Increasingly citing Indian assistance routed through Afghanistan to the insurgents, the government stepped up security operations. The Human Rights Commission of Pakistan, which sent a fact-finding mission in December 2005-January 2006, reported disappearances, torture, and other rights violations by the security forces.

The Nawab was forced to abandon his family mud fort in Dera Bugti when it came under direct attack. Living on the run and in hideouts in caves in hilly terrain added to the mystique of the man and his leadership. But when he left his ancestral home, the government installed a rival tribesman in Dera Bugti. Through the last three months, security forces have been reporting that they had brought the situation under control, and that Nawab Bugti would soon be captured. Under the rival Bugti’s leadership, a jirga last week - just two days before the Nawab was killed - took a decision to abolish the sardar system, clearly a government move to sideline the Nawab.

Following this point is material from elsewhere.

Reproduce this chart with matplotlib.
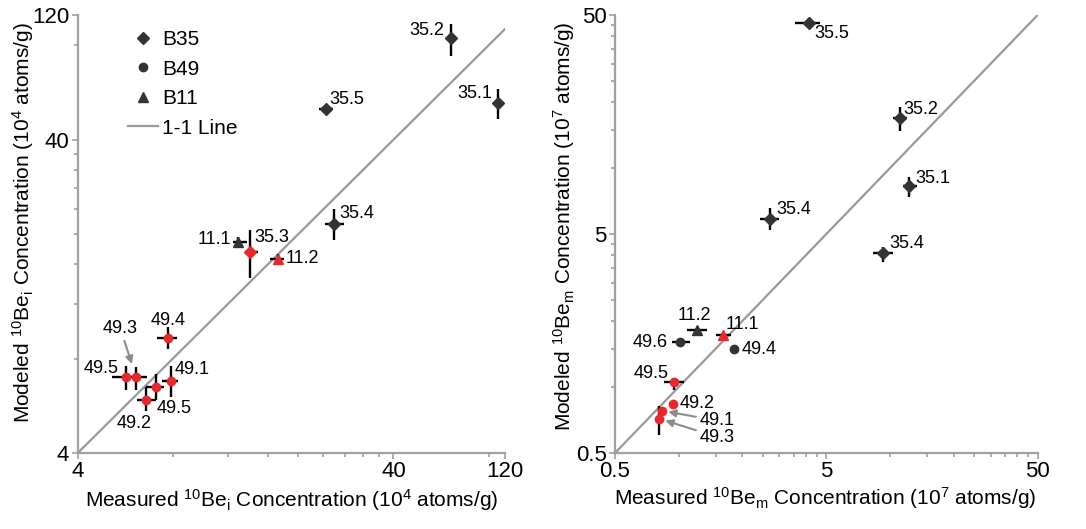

The killing of Bugti has angered Balochistan, and is certain to fuel the anti-government resentment in the province. But analysts says its repercussions are also certain to be felt beyond the boundaries of the province, particularly in Sind, which has its own troubled relationship with the federal government.

"Ominous sign"

It has also sent shock waves through political circles across Pakistan. For one, it has led to a further consolidation of opposition parties, and is certain to provide firepower to the August 29 no-confidence motion they have tabled in the National Assembly against Prime Minister Shaukat Aziz. The Chairman of the Alliance for the Restoration of Democracy, Makhdoom Amir Fahim, said it was an ominous sign that the government had started targeting politicians that opposed it. The Muttahida Majlis-e-Amal, a religious coalition, said it was considering quitting the provincial government of Balochistan, where it is part of the ruling alliance with the Pakistan Muslim League (Quaid).

In a sign, perhaps, of an emerging divide over the killing even between the military regime and its handmaiden ruling party, the PML(Q) president, Chaudhary Shujaat Hussain, who was one of the emissaries to the Nawab in 2005 and had longstanding family ties with him, told journalists "it should not have happened," and there could be no rejoicing over Bugti’s death. This he said as General Musharraf is reported to have congratulated the security forces on their "victory" and pledged to continue the operations until the writ of the government was established fully in Balochistan. The PML (Q) party secretary-general, Mushahid Hussain Sayed, said in a statement he was grieved and saddened by the death of a friend. "His death and the manner of it is sad and unfortunate, and I condole with his family," Mr. Sayed said.

It would not be an exaggeration to say that a pall of gloom and despondency has descended over Pakistan after the death of Nawab Akbar Khan Bugti. It has even recalled the troubling memory of the hanging of Zulfikar Ali Bhutto at the hands of General Zia-ul-Haq. The Nation commented that this was the first killing of a mainstream politician since Bhutto. The Daily Times called it "the biggest blunder since Bhutto’s execution".